After that, my personal period of emigration began, burdened not only by the impossibility of returning to my home country, but also by the fact that I have Belarusian citizenship. Most of the offers of help that I received immediately after my dismissal from the university were withdrawn. Fortunately, I received support from the European Humanities University in Vilnius.

But I was also very happy to receive an invitation from Per Anders Rudling and Barbara Törnquest-Plewa about the possibility of coming to Lund University for MSA fellowship. I spent two months there, in October-November 2023. The university service helped with renting an apartment, which made my stay in a city overcrowded with students much easier. Unfortunately, the Swedish weather was not very pleasant, autumn was very rainy, but there was little to distract me from academic activities. I was glad to join a new academic environment, take part in seminars on topics close to me (for example, Memories making and taking place symposium, 05.10.2023), listen to discussions of articles and books. It was especially nice to get to know Joanna Beata Michlic, with whom we discussed the intellectual landscape of interwar Poland.

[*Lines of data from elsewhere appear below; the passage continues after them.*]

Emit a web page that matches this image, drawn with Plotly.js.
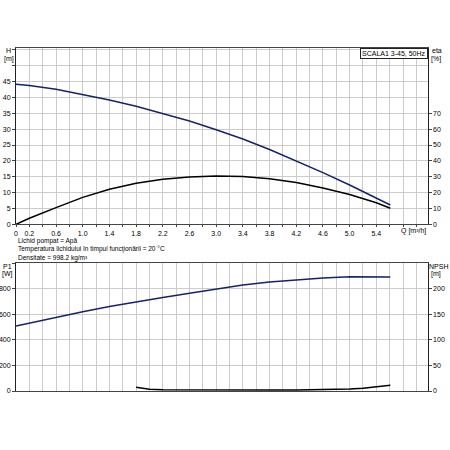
<!DOCTYPE html>
<html>
<head>
<meta charset="utf-8">
<script src="https://cdn.plot.ly/plotly-3.0.1.min.js"></script>
<style>
  html, body { margin: 0; padding: 0; background: #fff; }
  #chart { width: 450px; height: 450px; }
</style>
</head>
<body>
<div id="chart"></div>
<script>
// flow values, m3/h
var qPump = [0, 0.2, 0.6, 1.0, 1.4, 1.8, 2.2, 2.6, 3.0, 3.4, 3.8, 4.2, 4.6, 5.0, 5.4, 5.61];
var head = [44.2, 43.8, 42.6, 40.9, 39.2, 37.2, 35.0, 32.6, 29.8, 26.9, 23.6, 20.0, 16.3, 12.4, 8.3, 6.1];
var eta = [0, 3.8, 10.5, 17.0, 22.1, 25.9, 28.4, 29.9, 30.5, 30.2, 28.8, 26.3, 22.9, 18.8, 13.6, 10.1];

var qPower = [0, 0.6, 1.0, 1.4, 1.8, 2.2, 2.6, 3.0, 3.4, 3.8, 4.2, 4.6, 5.0, 5.4, 5.61];
var power = [510, 578, 622, 662, 700, 733, 767, 800, 830, 855, 873, 886, 895, 897, 894];

var qNpsh = [1.8, 1.9, 2.0, 2.2, 2.6, 3.0, 3.4, 3.8, 4.2, 4.6, 5.0, 5.2, 5.4, 5.61];
var npsh = [7.2, 4.8, 3.3, 2.3, 1.8, 1.7, 1.7, 1.8, 2.0, 2.5, 4.0, 5.5, 8.0, 11.5];

var qLabels = ["0", "0.2", "0.6", "1.0", "1.4", "1.8", "2.2", "2.6", "3.0", "3.4", "3.8", "4.2", "4.6", "5.0", "5.4"];
var infoLines = [
    "Lichid pompat = Apă",
    "Temperatura lichidului în timpul funcţionării = 20 °C",
    "Densitate = 998.2 kg/m³"
];

var W = 450, H = 450;
function px(x) { return x / W; }
function py(y) { return 1 - y / H; }

// x grid every 0.2, labels only at some of them
var qTicks = [], qText = [];
for (var i = 0; i <= 30; i++) {
    var v = Math.round(i * 2) / 10;
    qTicks.push(v);
    var s = v.toFixed(1);
    if (v === 0) s = "0";
    qText.push(qLabels.indexOf(s) >= 0 ? s : "");
}

function ticksWithBlank(step, maxLabel, maxGrid) {
    var vals = [], txt = [];
    for (var v = 0; v <= maxGrid + 1e-9; v += step) {
        vals.push(v);
        txt.push(v <= maxLabel ? String(v) : "");
    }
    return { vals: vals, txt: txt };
}

var navy = "#14246b";
var tickFont = { family: "Liberation Sans, Arial, sans-serif", size: 7, color: "#000" };
var smallFont = { family: "Liberation Sans, Arial, sans-serif", size: 6.5, color: "#000" };
var gridColor = "#cccccc";

var hTicks = ticksWithBlank(5, 45, 55);
var etaTicks = ticksWithBlank(10, 70, 70);
var pTicks = ticksWithBlank(200, 800, 1000);
var nTicks = ticksWithBlank(50, 200, 200);

var traces = [
    { x: qPump, y: head, xaxis: "x", yaxis: "y", mode: "lines", line: { color: navy, width: 1.5 }, hoverinfo: "skip" },
    { x: qPump, y: eta, xaxis: "x", yaxis: "y2", mode: "lines", line: { color: "#000", width: 1.5 }, hoverinfo: "skip" },
    { x: qPower, y: power, xaxis: "x2", yaxis: "y3", mode: "lines", line: { color: navy, width: 1.5 }, hoverinfo: "skip" },
    { x: qNpsh, y: npsh, xaxis: "x2", yaxis: "y4", mode: "lines", line: { color: "#000", width: 1.5 }, hoverinfo: "skip" }
];

var xDomain = [px(16), px(427.7)];
var topDomain = [py(224.3), py(48)];
var botDomain = [py(391), py(263.3)];

var xBase = {
    domain: xDomain, range: [0, 6.17],
    tickmode: "array", tickvals: qTicks,
    showgrid: true, gridcolor: gridColor, gridwidth: 1,
    zeroline: false, showline: true, linecolor: "#444", linewidth: 1, mirror: true,
    tickfont: tickFont, fixedrange: true
};

var layout = {
    width: W, height: H,
    margin: { l: 0, r: 0, t: 0, b: 0 },
    paper_bgcolor: "#fff", plot_bgcolor: "#fff",
    showlegend: false,
    font: tickFont,
    xaxis: Object.assign({}, xBase, { anchor: "y", ticktext: qText, ticks: "outside", ticklen: 2, tickcolor: "#444" }),
    xaxis2: Object.assign({}, xBase, { anchor: "y3", ticktext: qText, showticklabels: false, ticks: "" }),
    yaxis: {
        domain: topDomain, range: [0, 55.6], anchor: "x",
        tickmode: "array", tickvals: hTicks.vals, ticktext: hTicks.txt,
        showgrid: true, gridcolor: gridColor, zeroline: false,
        showline: true, linecolor: "#222", ticks: "outside", ticklen: 3, tickcolor: "#444",
        tickfont: tickFont, fixedrange: true
    },
    yaxis2: {
        range: [0, 111.2], overlaying: "y", side: "right", anchor: "x",
        tickmode: "array", tickvals: etaTicks.vals, ticktext: etaTicks.txt,
        showgrid: false, zeroline: false, showline: true, linecolor: "#222",
        ticks: "outside", ticklen: 3, tickcolor: "#444",
        tickfont: tickFont, fixedrange: true
    },
    yaxis3: {
        domain: botDomain, range: [0, 1001], anchor: "x2",
        tickmode: "array", tickvals: pTicks.vals, ticktext: pTicks.txt,
        showgrid: true, gridcolor: gridColor, zeroline: false,
        showline: true, linecolor: "#222", ticks: "outside", ticklen: 3, tickcolor: "#444",
        tickfont: tickFont, fixedrange: true
    },
    yaxis4: {
        range: [0, 250.25], overlaying: "y3", side: "right", anchor: "x2",
        tickmode: "array", tickvals: nTicks.vals, ticktext: nTicks.txt,
        showgrid: false, zeroline: false, showline: true, linecolor: "#222",
        ticks: "outside", ticklen: 3, tickcolor: "#444",
        tickfont: tickFont, fixedrange: true
    },
    annotations: []
};

function label(text, x, y, xanchor, font) {
    layout.annotations.push({
        text: text, xref: "paper", yref: "paper",
        x: px(x), y: py(y), xanchor: xanchor || "left", yanchor: "middle",
        showarrow: false, font: font || tickFont, borderpad: 0
    });
}

// axis captions
label("H", 8, 50, "center");
label("[m]", 9, 59, "center");
label("eta", 437, 51, "center");
label("[%]", 436, 59, "center");
label("P1", 7, 266, "center");
label("[W]", 7, 274, "center");
label("NPSH", 438, 266, "center");
label("[m]", 436, 274, "center");
label("Q [m³/h]", 413, 231, "center");

// pump name box
layout.annotations.push({
    text: "SCALA1 3-45, 50Hz", xref: "paper", yref: "paper",
    x: px(427.7), y: py(48), xanchor: "right", yanchor: "top",
    showarrow: false, font: tickFont,
    bgcolor: "#fff", bordercolor: "#222", borderwidth: 1, borderpad: 1
});

// liquid info text
infoLines.forEach(function (t, k) {
    label(t, 17, 241.5 + k * 8, "left", smallFont);
});

Plotly.newPlot("chart", traces, layout, { displayModeBar: false, staticPlot: true });
</script>
</body>
</html>
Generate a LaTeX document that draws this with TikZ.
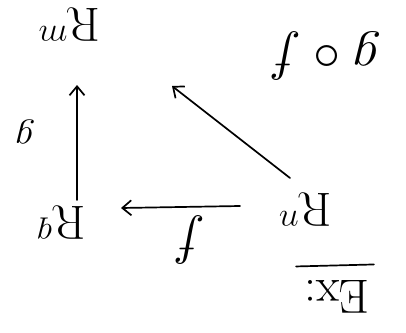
\documentclass[tikz,border=0pt]{standalone}
\usepackage{fix-cm}
\usepackage{graphicx}
\usetikzlibrary{arrows.meta,calc}
\tikzset{
  txt/.style={inner sep=0pt, font=\fontsize{48}{52}\selectfont},
  bigtxt/.style={inner sep=0pt, font=\fontsize{54}{58}\selectfont},
  smalltxt/.style={inner sep=0pt, font=\fontsize{38}{42}\selectfont},
  pen/.style={line width=1.7pt, line cap=round},
  arr/.style={pen, -{Straight Barb[length=9pt,width=15pt,line width=1.7pt]}},
}
\newcommand{\upd}[1]{\rotatebox{180}{#1}}
\begin{document}
\begin{tikzpicture}[x=1pt,y=-1pt]
\useasboundingbox (0,0) rectangle (406,332);
% objects (the whole sketch is upside down)
\node[txt] (A) at (69,25)  {\upd{$\mathrm{R}^m$}};
\node[txt] (B) at (61,223) {\upd{$\mathrm{R}^q$}};
\node[txt] (C) at (305,210) {\upd{$\mathrm{R}^n$}};
% labels
\node[bigtxt] (lf)  at (190,240) {\upd{$f$}};
\node[smalltxt] (lg)  at (25,132)  {\upd{$g$}};
\node[bigtxt] (lgf) at (325,56)  {\upd{$g\mathbin{\circ} f$}};
\node[txt] (ex)  at (337,297) {\upd{Ex:}};
% arrows
\draw[arr] ($(B)+(16,-23)$) -- ($(A)+(8,60)$);
\draw[arr] ($(C)+(-65,-4)$) -- ($(B)+(60,-15)$);
\draw[arr] ($(C)+(-15,-32)$) -- ($(A)+(103,61)$);
% underline of the heading
\draw[pen] ($(ex.north west)+(-8,-14)$) -- ($(ex.north east)+(4,-16)$);
\end{tikzpicture}
\end{document}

My stay in Lund gave me the opportunity to work on my research project on the current transformations of the image of Kastus’ Kalinouski. Once an unshakable hero of the Belarusian national pantheon, who even in Soviet times gained fame as a revolutionary, he became a stumbling block for the creation of a “common” Belarusian-Russian history, in fact, attempts by Russians to reformat Belarusian history under the slogans of unity and subordination to the “big brother”. I presented the results of my research at the faculty seminar on November 23, 2023, the subsequent discussion was very interesting for me. useful.

I also had to leave Lund to participate in some events. In Berlin, I took part in the conference “(Re)Considering Violence: New Configurations of History, Memory, and the Present in Belarusian and Neighboring Societies” (Hagen University, November 9-11). We also held a general meeting in Warsaw, where we discussed the prospects for creating the Belarusian Institute of Public History. A little later, I would be elected academic director of this organization of independent historians.

The meetings with Per Anders Rudling were especially warm, and I even managed to visit him and meet his children. The result of these conversations was the publication of a joint article, “A Silent Death: The Destruction of Academic Scholarship in Belarus”.

Another effect of my stay in Lund was the idea of ​​holding a conference on the politics of memory in Belarus. I prepared a preliminary concept for this conference, it received support from MSA, and is scheduled for February 27-28, 2025 at Lund University. My stay there gave me positive intellectual impulses, because in emigration, when you constantly solve problems with documents and finding a job, you have to spin like a squirrel in a wheel. This scholarship gave me the opportunity to collect my thoughts and decide on the future.

During this time, we managed to open a new history program at the European Humanities University, I received a Fulbright scholarship at Columbia University, wrote and published several good texts. Belarusian historians, whom the Lukashenko regime expelled from the country, united and now together we defend the academic view of the country’s history.

Finally, I would like to express purely human gratitude to those who helped me at a difficult moment in my life.